Freedom’s Just Another Word

Tuesday morning, while drinking my cup of orange juice, I had the unfortunate pleasure of seeing the ‘Free Country’ clothing ad on television. The song was going through my head for an interminable hour afterward… ‘Everyone wants to live in a free country, F.C., free country…’ When I watched the hour of lies that was the State of the Union address later that night, it seemed as if I had come full circle. ‘Free people will determine the course of history’.

This is a sentiment that I espouse in my being everyday. I must confess, the roots of my ethical and political beliefs all rest in people like Kant and Marx. I am a universalist, at least in my imagination. However, I experienced an extreme episode of cognitive dissonance when I witnessed George Bush declaring that ‘free people will determine the course of history’.

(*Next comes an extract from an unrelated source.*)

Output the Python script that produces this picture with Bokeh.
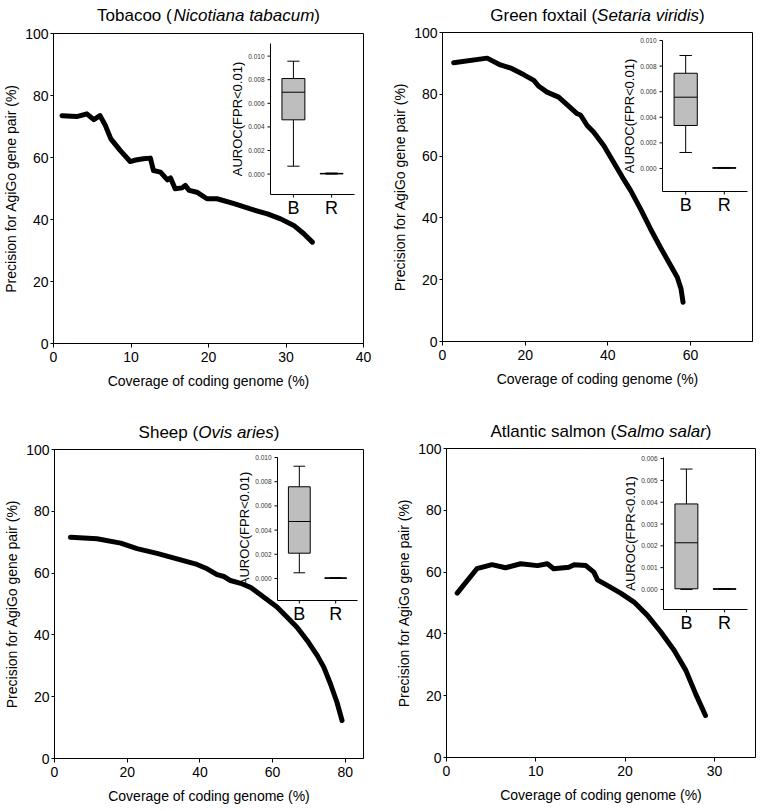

It immediately brought me back to the jingle of the morning. Far too many people in this country conflate ‘freedom’, the fundamental philosophical category of humanist thought, with ‘the ability to buy things’. By converse, ‘the ability to buy things’ means one is free. Unfortunately, this demographic not only includes the ‘the many’ residing in the US, but the leadership of our ‘free country’ as well. It begs the question, so often ignored by most of us, “Are ‘we’, the ‘free country’ people, really free?” And the requisite ancillary question, “What is freedom?” The first question can only be answered by the second.

So, what is freedom? Like most concepts governing our lives, there is nothing definitive in the popular lexicon. As we slog our way the through history, the content of the idea of ‘freedom’ continually shifts, often whimsically. Some would trace the origin of the concept to theological musings on the Christian notion of ‘sin’. Augustine comes to mind with his development of the negative idea of ‘free will’ as the capacity to sin. However, if one looks at the concept as it was formalized through the renaissance and modern ages, it is clear to me that its origin actually rests in Protagoras. The famous fragment ‘of that which is, that it ‘is’, humanity is the measure’ is the ground of all later humanism. With these words, Protagoras begins to articulate the ‘modern’ idea of humanity, namely that freedom is the essence of humanity. And what that freedom ‘is’, is precisely the ability to determine the world.

Kant developed this idea even further. As it is the essence of humanity to determine the world, the power of determination, i.e. reason, is therefore universal. If it is universal, it is common to humanity. Thus, when we use our reason to determine political and economic structures – when we determine the world – these structures must meet the demands of universality. These structures must treat each individual as universal. The favoring of one individual or group over another would render our determinations irrational by failing the demand of universality. Knowledge must be common. The earth must be common. Privilege of any sort must be overcome in order to develop rational institutions. Freedom can only be achieved when every individual is able to realize freedom as its own nature.

It is in Marx that we find the most expansive treatment of the idea of freedom. As a universalist, Marx intuitively accepts Kant’s equation of reason and freedom, but as a dialectician he can’t help but notice that reason is an historically imminent phenomenon. It shows itself in a variety of guises throughout history. In fact, history is actually the story of its unveiling. And this unveiling occurs through conflict – most notably the conflict implicit in economy. As various historical ‘relations of production’ rise and fall people become distinctly more aware of reason, freedom as their essence. However, the true impediment to its realization remains latent, that is until the emergence of capitalism. Capitalism reveals freedom as the essence of humanity, but also shows economy itself as the true impediment to freedom’s realization. Within capitalism we have an economy in which we sell our labor. On the one hand, through the selling of labor one realizes the individual as master of its domain. On the other hand, because economy itself demands self-alienation, one comes to the truth that economy prevents the realization of freedom. One understands that economy is hierarchical in its very nature – privilege will always be protected, rational institutions are rendered impossible. And the root of the problem comes to light: scarcity. Through capitalism, humanity understands that until scarcity is conquered, economy will always exist and we will not be able to realize our nature as free.

So what then is freedom? It is our essence, the ability of determination, reason. It is also our goal – something unachieved as long as we live within the confines of economy. But most importantly, it is the process by which we achieve its realization. Freedom is an activity – the activity of its own realization. If then, we are to say that ‘we are free’, we must be engaged in the activity of making freedom possible. We must be seeking the solution to scarcity, not making the problem worse. We must be seeking to undermine privilege, not strengthening its cancerous spread. The last thing we should be is a consumer. Consumerism in both foreign and domestic policy only proliferates structures that prevent freedom’s realization. Consumerism drives economy.

I would like to believe that ‘free people will determine the course of history’. Unfortunately, we don’t live in a free country. And ‘free country’ clothing certainly isn’t helping to make people free.